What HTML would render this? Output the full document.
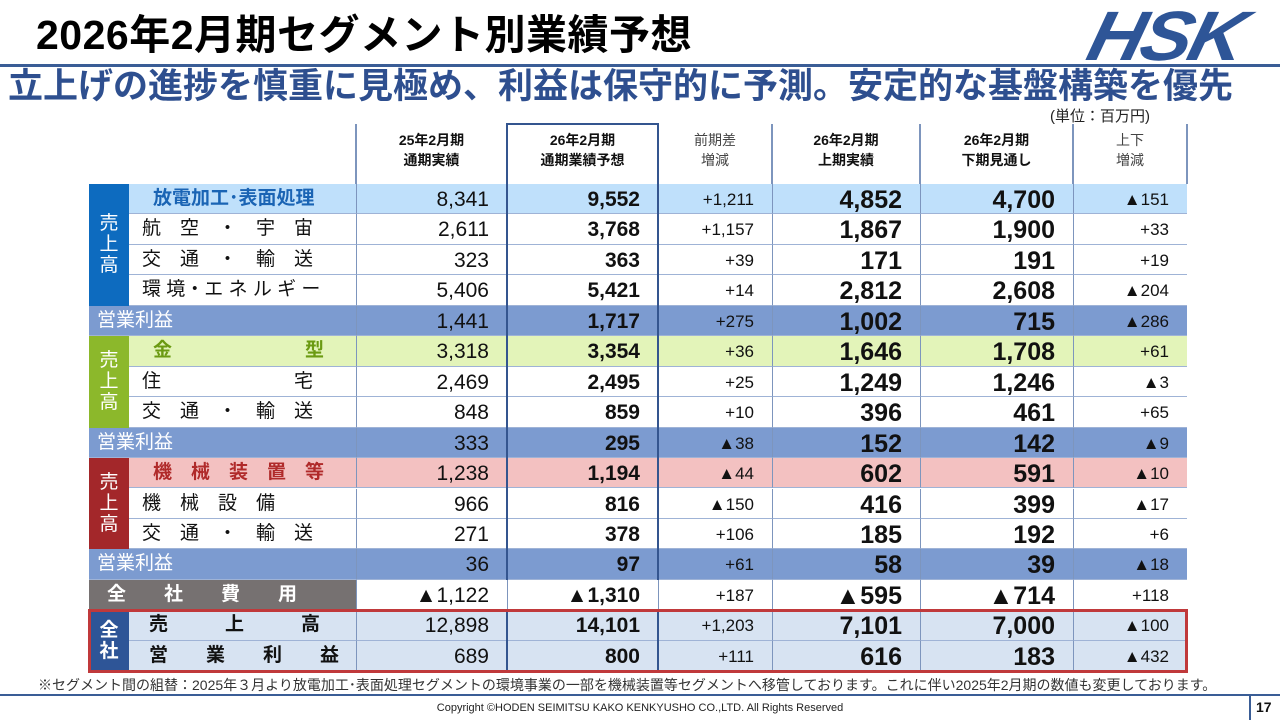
<!DOCTYPE html>
<html><head><meta charset="utf-8">
<style>
body{margin:0;width:1280px;height:720px;overflow:hidden;background:#fff;position:relative;font-family:"Liberation Sans","Noto Sans CJK JP",sans-serif;}
.a{position:absolute;box-sizing:border-box;}
.num{text-align:right;white-space:nowrap;color:#111;}
</style></head><body>
<div class="a" style="left:36px;top:8px;font-size:41px;font-weight:bold;color:#000;line-height:54px;white-space:nowrap;letter-spacing:0.5px;">2026年2月期セグメント別業績予想</div>
<div class="a" style="left:1098px;top:4px;font-size:70px;font-weight:900;font-style:italic;color:#2e5597;letter-spacing:-3px;line-height:64px;transform:skewX(-14deg) scaleX(1.1);transform-origin:left top;">HSK</div>
<div class="a" style="left:0;top:64px;width:1280px;height:3px;background:#3a5d96;"></div>
<div class="a" style="left:8px;top:65px;font-size:35px;font-weight:bold;color:#2e4f8f;line-height:44px;white-space:nowrap;">立上げの進捗を慎重に見極め、利益は保守的に予測。安定的な基盤構築を優先</div>
<div class="a" style="left:1050px;top:105px;font-size:15px;color:#222;">(単位：百万円)</div>
<div id="tbl"></div>
<div class="a" style="left:38px;top:675px;font-size:14px;color:#333;white-space:nowrap;">※セグメント間の組替：2025年３月より放電加工･表面処理セグメントの環境事業の一部を機械装置等セグメントへ移管しております。これに伴い2025年2月期の数値も変更しております。</div>
<div class="a" style="left:0;top:694px;width:1280px;height:2px;background:#3a5d96;"></div>
<div class="a" style="left:1249px;top:695px;width:2px;height:25px;background:#3a5d96;"></div>
<div class="a" style="left:0;width:1280px;top:702px;text-align:center;font-size:11px;color:#222;">Copyright ©HODEN SEIMITSU KAKO KENKYUSHO CO.,LTD. All Rights Reserved</div>
<div class="a" style="left:1256px;top:699px;font-size:14px;font-weight:bold;color:#111;">17</div>
<script>
const headers=[["25年2月期","通期実績",true],["26年2月期","通期業績予想",true],["前期差","増減",false],["26年2月期","上期実績",true],["26年2月期","下期見通し",true],["上下","増減",false]];
const labels=["放電加工･表面処理","航　空　・　宇　宙","交　通　・　輸　送","環 境・エ ネ ル ギ ー","営業利益","金　　　　　　　型","住　　　　　　　宅","交　通　・　輸　送","営業利益","機　械　装　置　等","機　械　設　備","交　通　・　輸　送","営業利益","全　　社　　費　　用","売　　　上　　　高","営　　業　　利　　益"];
const colPrev=["8,341","2,611","323","5,406","1,441","3,318","2,469","848","333","1,238","966","271","36","▲1,122","12,898","689"];
const colPlan=["9,552","3,768","363","5,421","1,717","3,354","2,495","859","295","1,194","816","378","97","▲1,310","14,101","800"];
const colDiff=["+1,211","+1,157","+39","+14","+275","+36","+25","+10","▲38","▲44","▲150","+106","+61","+187","+1,203","+111"];
const colH1=["4,852","1,867","171","2,812","1,002","1,646","1,249","396","152","602","416","185","58","▲595","7,101","616"];
const colH2=["4,700","1,900","191","2,608","715","1,708","1,246","461","142","591","399","192","39","▲714","7,000","183"];
const colHH=["▲151","+33","+19","▲204","▲286","+61","▲3","+65","▲9","▲10","▲17","+6","▲18","+118","▲100","▲432"];
const kinds=["h1","n","n","n","op","h2","n","n","op","h3","n","n","op","corp","tot","tot"];
const colsX=[356,507,658,772,920,1073,1187];
const top0=184, rowH=30.45;
const bg={h1:"#bfe0fb",h2:"#e3f4b9",h3:"#f3c1c1",n:"#fff",op:"#7c9bd0",corp:"#fff",tot:"#d7e3f2"};
const T=document.getElementById('tbl');
function mk(css,txt){const d=document.createElement('div');d.className='a';d.style.cssText=css;if(txt!==undefined)d.textContent=txt;T.appendChild(d);return d;}
headers.forEach((h,i)=>{const x=colsX[i],w=colsX[i+1]-x;
 const e=mk(`left:${x}px;top:130px;width:${w}px;height:50px;text-align:center;font-size:14px;line-height:20px;font-weight:${h[2]?'bold':'normal'};color:${h[2]?'#111':'#444'};`);
 e.innerHTML=h[0]+'<br>'+h[1];
 
 
});
[356,658,772,920,1073,1187].forEach(x=>{const l=mk(`left:${x-1}px;top:124px;width:2px;height:60px;background:#7d95bd;`);});
labels.forEach((lab,r)=>{
 const y=top0+r*rowH,k=kinds[r];
 const full=(k==='op'||k==='corp');
 const lx=full?89:129;
 let lcss=`left:${lx}px;top:${y}px;width:${356-lx}px;height:${rowH}px;line-height:${rowH}px;font-size:19px;white-space:nowrap;border-bottom:1px solid #9fb3d6;`;
 let lbg=bg[k],lcol='#111',lw='normal',pad='padding-left:13px;';
 if(k==='op'){lcol='#fff';pad='padding-left:8px;';}
 if(k==='corp'){lbg='#767171';lcol='#fff';lw='bold';pad='padding-left:18px;';}
 if(k==='h1'){lcol='#1a64b4';lw='bold';pad='padding-left:24px;';}
 if(k==='h2'){lcol='#6b9a12';lw='bold';pad='padding-left:24px;';}
 if(k==='h3'){lcol='#b02a2a';lw='bold';pad='padding-left:24px;';}
 if(k==='tot'){lw='bold';pad='padding-left:20px;';}
 const le=mk(lcss+`background:${lbg};color:${lcol};font-weight:${lw};${pad}`,lab);
 
 
 const cols=[colPrev,colPlan,colDiff,colH1,colH2,colHH];
 cols.forEach((arr,c)=>{
  const x=colsX[c],w=colsX[c+1]-x;
  let fs=[21,21,17,25,25,17][c],fw=[0,1,0,1,1,0][c]?'bold':'normal';
  const cbg=(k==='corp')?'#fff':bg[k];
  const e=mk(`left:${x}px;top:${y}px;width:${w}px;height:${rowH}px;line-height:${rowH+2}px;padding-right:18px;font-size:${fs}px;font-weight:${fw};background:${cbg};border-bottom:1px solid #9fb3d6;border-left:1px solid #7d95bd;`,arr[r]);
  e.classList.add('num');
  
  
 });
});
const groups=[[0,4,"#0d6bbf","売<br>上<br>高"],[5,3,"#8cb82b","売<br>上<br>高"],[9,3,"#a3272a","売<br>上<br>高"],[14,2,"#2e5597","全<br>社"]];
groups.forEach((g,i)=>{const y=top0+g[0]*rowH,h=g[1]*rowH;
 const e=mk(`left:89px;top:${y}px;width:40px;height:${h}px;background:${g[2]};color:#fff;font-size:19px;line-height:21px;text-align:center;display:flex;align-items:center;justify-content:center;font-weight:${i==3?'bold':'normal'};`);
 e.innerHTML=g[3];
 
 
});
const pb=mk(`left:506px;top:123px;width:153px;height:${top0+13*rowH-123}px;border:2px solid #34558f;border-bottom:none;`);


const pb2=mk(`left:506px;top:${top0+14*rowH}px;width:153px;height:${2*rowH}px;border-left:2px solid #34558f;border-right:2px solid #34558f;`);


const rb=mk(`left:88px;top:${top0+14*rowH-1}px;width:1100px;height:${2*rowH+3}px;border:3px solid #c0393b;`);


</script>
</body></html>
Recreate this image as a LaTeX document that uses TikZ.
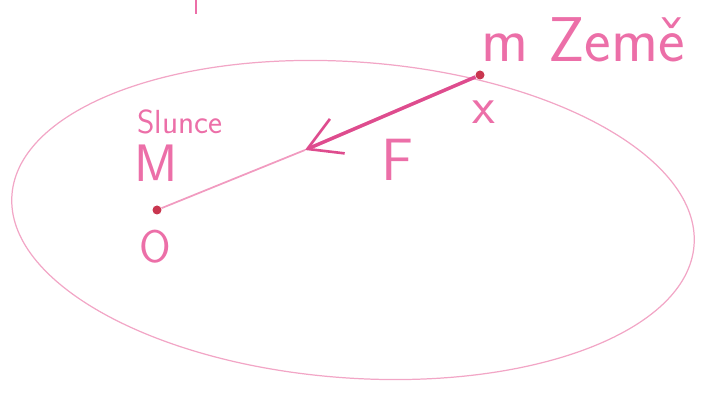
\documentclass[tikz,border=0pt]{standalone}
\usepackage{fontspec}
\usepackage{tikz}
\usetikzlibrary{positioning,calc,arrows.meta}
\definecolor{pinkline}{HTML}{F2A6C6}
\definecolor{pinkink}{HTML}{EC6FA8}
\definecolor{pinkarrow}{HTML}{DE4C8E}
\definecolor{dotred}{HTML}{C9364F}

\begin{document}
\begin{tikzpicture}[x=0.02cm,y=-0.02cm,
  ink/.style={text=pinkink,font=\sffamily,inner sep=0pt},
  dot/.style={circle,fill=dotred,inner sep=0pt,minimum size=0.18cm}]
\useasboundingbox (0,0) rectangle (707,394);
% orbit
\draw[pinkline,line width=0.7pt,rotate around={-4.2:(353,220)}] (353,220) ellipse [x radius=342,y radius=158];
\draw[pinkink,line width=1pt] (196,0) -- (196,14);
% bodies
\node[dot] (sun) at (157,210) {};
\node[dot] (earth) at (480,75) {};
\coordinate (tip) at (305,150);
\draw[pinkline!80!pinkink,line width=1pt] (sun) -- (tip);
\draw[pinkarrow,line width=2pt,-{Straight Barb[length=6.5mm,width=7.5mm,line width=1.5pt]}] (earth) -- (tip);
% labels
\node[ink,font=\sffamily\fontsize{36}{36}\selectfont] (zeme) at (583,40) {m Země};
\node[ink,font=\sffamily\fontsize{19}{19}\selectfont] (slunce) at (180,122) {Slunce};
\node[ink,font=\sffamily\fontsize{30}{30}\selectfont] (m) at (156,163) {M};
\node[ink,font=\sffamily\fontsize{34}{34}\selectfont] (f) at (397,160) {F};
\node[ink,font=\sffamily\fontsize{30}{30}\selectfont] (x) at (484,112) {x};
\node[ink,font=\sffamily\fontsize{26}{26}\selectfont] (o) at (155,247) {O};
\end{tikzpicture}
\end{document}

────

| Work to be completed |
Skip the pictures and retype exactly the lines from the one that contains "Recreate this image" to the last line of the records.

| Output for this exercise |
Recreate this image as a LaTeX document that uses TikZ.
\documentclass[tikz,border=0pt]{standalone}
\usepackage{fontspec}
\usepackage{tikz}
\usetikzlibrary{positioning,calc,arrows.meta}
\definecolor{pinkline}{HTML}{F2A6C6}
\definecolor{pinkink}{HTML}{EC6FA8}
\definecolor{pinkarrow}{HTML}{DE4C8E}
\definecolor{dotred}{HTML}{C9364F}

\begin{document}
\begin{tikzpicture}[x=0.02cm,y=-0.02cm,
  ink/.style={text=pinkink,font=\sffamily,inner sep=0pt},
  dot/.style={circle,fill=dotred,inner sep=0pt,minimum size=0.18cm}]
\useasboundingbox (0,0) rectangle (707,394);
% orbit
\draw[pinkline,line width=0.7pt,rotate around={-4.2:(353,220)}] (353,220) ellipse [x radius=342,y radius=158];
\draw[pinkink,line width=1pt] (196,0) -- (196,14);
% bodies
\node[dot] (sun) at (157,210) {};
\node[dot] (earth) at (480,75) {};
\coordinate (tip) at (305,150);
\draw[pinkline!80!pinkink,line width=1pt] (sun) -- (tip);
\draw[pinkarrow,line width=2pt,-{Straight Barb[length=6.5mm,width=7.5mm,line width=1.5pt]}] (earth) -- (tip);
% labels
\node[ink,font=\sffamily\fontsize{36}{36}\selectfont] (zeme) at (583,40) {m Země};
\node[ink,font=\sffamily\fontsize{19}{19}\selectfont] (slunce) at (180,122) {Slunce};
\node[ink,font=\sffamily\fontsize{30}{30}\selectfont] (m) at (156,163) {M};
\node[ink,font=\sffamily\fontsize{34}{34}\selectfont] (f) at (397,160) {F};
\node[ink,font=\sffamily\fontsize{30}{30}\selectfont] (x) at (484,112) {x};
\node[ink,font=\sffamily\fontsize{26}{26}\selectfont] (o) at (155,247) {O};
\end{tikzpicture}
\end{document}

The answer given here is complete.